The good news is that Bain Capital, associated with
Republican presidential candidate Mitt Romney, was not asked by the owners of Deco
Products of Iowa to intervene and streamline its processes at a time when the
company was suffering business losses. Deco has for more than six decades been
in the family of Elizabeth Esty, a Democrat in true blue Connecticut running
for the U.S. Congress in the 5th District. The further good news is
that, owing to a mishap involving the FBI in Chris Donovan’s campaign for the
same position, Ms. Esty prevailed over Mr. Donovan in a democratic primary.
Mr. Donovan’s
political parts were assembled in a union hall. One can only imagine what hash
he would have made of Mrs. Esty had it been known during the Democratic primary
that Mrs. Esty is the beneficiary of a family owned company that, way back in
2009 when times were tough, laid off 53 of about 225 NON UNIONIZED workers.
According to a news report, “Esty received between $35,000 and
$115,000 in 'partnership income' during 2011 – and between $15,000
and $45,000 in the first four months of 2012 – through her role in a family
partnership connected with Deco Products Co. The zinc die-cast manufacturing
plant was co-founded by her grandfather some 60 years ago in the northeastern
Iowa town of Decorah.”
In the kindergarten of quasi-socialist progressive Democrats
here in Connecticut, -- some of whom, such as Democratic contender for the U.S.
Senate Chris Murphy, receive their marching orders from Washington D.C. via
President Barack Obama’s Chicago campaign operation -- Mrs. Esty occasionally
stands out as the lonely grownup.
To survive as a corporate entity in a competitive business
environment, a company sometimes is forced to let go workers during business
slowdowns. A business that always draws breath in and never lets it out is
fated to explode. A business that does not year after year make a profit –
which it then uses in part to improve its product, deepen its market share and
thus provide additional jobs, salaries and benefits to more workers, not to
mention additional taxes to state and federal governments -- will soon be measured
for the coffin. All grownups know this. And although a particular worker may
nightly envision his or her boss hanging on a hook in the fourth circle of
Dante’s Hell, where Plutus, the wolf like demon of wealth holds court, the
worker never-the-less is happy to have a job, earn a salary, put bread on his
or her table, and rejoice that he or she does not live in present day Greece
amid the fire and brimstone of “social unrest.”
In made in
Washington Democratic campaign rhetoric, profits are the first deadly sin. The
second deadly sin is independence from overseers in Washington D.C., the tax
and spending capital of the Beltway Empire that, having deprived private
enterprise of its profits and weakened the vitality of corporations through a
massive regulatory apparatus, then proceeds to direct company’s business
activities though regulatory wavers and aid in the form of tax credits to their
preferred crony capitalists. Grownups and some few reporters and editors
familiar with a 20th century full of autocratic regimes know very
well where such command economies end up. German and Italian fascism and Soviet
communism, all centrally directed authoritarian political structures, were
eventually tossed on the ash heap of history for reasons best summarized by the
Iron Lady of Britain, Margaret Thatcher: “The trouble with socialism (i.e.
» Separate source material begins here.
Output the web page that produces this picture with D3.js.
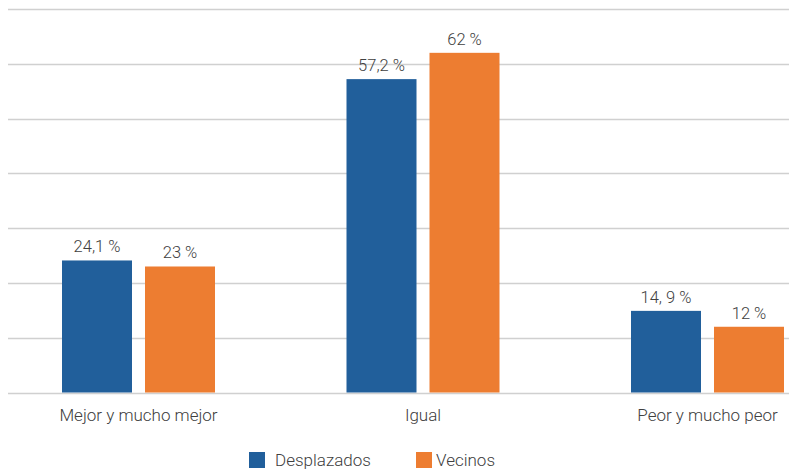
<!DOCTYPE html>
<html><head><meta charset="utf-8">
<script src="https://cdn.jsdelivr.net/npm/d3@7"></script>
<style>body{margin:0;background:#fff}svg{display:block;font-family:Roboto,sans-serif;font-weight:300}</style>
</head><body><svg id="c" width="789" height="471"></svg>
<script>
const categories = ["Mejor y mucho mejor", "Igual", "Peor y mucho peor"];
const seriesNames = ["Desplazados", "Vecinos"];
const desplazados = [24.1, 57.2, 14.9];
const vecinos = [23, 62, 12];
const desplazadosLabels = ["24,1 %", "57,2 %", "14, 9 %"];
const vecinosLabels = ["23 %", "62 %", "12 %"];
const yTicks = [0, 10, 20, 30, 40, 50, 60, 70];
const colors = ["#215f9b", "#ed7d31"];

const svg = d3.select("#c");
const y = d3.scaleLinear().domain([0, 70]).range([392.5, 9]);
const x = d3.scaleBand().domain(categories).range([-3.75, 849.75]).paddingInner(0.0).paddingOuter(0);

// gridlines
svg.append("g").selectAll("line").data(yTicks).join("line")
  .attr("x1", 8).attr("x2", 789)
  .attr("y1", d => Math.round(y(d)) + 0.5).attr("y2", d => Math.round(y(d)) + 0.5)
  .attr("stroke", "#d0d0d0").attr("stroke-width", 1.3);

const series = [desplazados, vecinos];
const labels = [desplazadosLabels, vecinosLabels];
const barW = 70, gap = 13;
categories.forEach((c, i) => {
  const cx = x(c) + x.bandwidth() / 2;
  series.forEach((s, j) => {
    const bx = cx - (2 * barW + gap) / 2 + j * (barW + gap);
    svg.append("rect").attr("x", bx).attr("y", y(s[i])).attr("width", barW)
      .attr("height", y(0) - y(s[i])).attr("fill", colors[j]);
    svg.append("text").attr("x", bx + barW / 2).attr("y", y(s[i]) - 8)
      .attr("text-anchor", "middle").attr("font-size", 16.5).attr("fill", "#404040")
      .text(labels[j][i]);
  });
  svg.append("text").attr("x", cx).attr("y", 421).attr("text-anchor", "middle")
    .attr("font-size", 17).attr("fill", "#404040").text(c);
});

// legend
const legX = [249, 416];
const legTextX = [275, 436];
seriesNames.forEach((n, j) => {
  svg.append("rect").attr("x", legX[j]).attr("y", 452).attr("width", 16).attr("height", 16).attr("fill", colors[j]);
  svg.append("text").attr("x", legTextX[j]).attr("y", 466).attr("font-size", 17).attr("fill", "#404040").text(n);
});
</script></body></html>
command economies) is that, sooner or later, you run out of other people’s
money.”
Greece, Spain, Italy
and other Western countries already have run out of other people’s money. In much
of Europe, deeply flawed, democratically elected governments have been replaced
by anti-nationalist eurocratic technicians now in the process of dismantling
both democratic governments and quasi-socialist policies that have gone broke
for reasons eloquently stated by Mrs. Thatcher.
Here in the United
State -- and perhaps most especially in true blue Connecticut -- the Democratic
Party seems fated to repeat lessons unlearned from the European theatre. If the
nation and Connecticut continues to spend its way into poverty by means
discredited in Europe, it must go the way of Europe. Who chooses the means
chooses the ends, a proposition that not even the most eloquent of our quasi
socialistic, authoritarian, democratically elected pied pipers may rationally
dispute.
Unfortunately for
Connecticut and much of New England, a rational discussion of economic do’s and
don’ts is rarely permitted in campaign debates, and the lessons of Europe, now visible
under our noses, remain unheeded and unaddressed. There are no Maggie Thatchers
anywhere in Connecticut. Mrs. Esty hardly comes close, but she is that rarest
of all Democratic birds of paradise, a moderate Democrat, a breed of political
animal long thought to have been extinct in the state.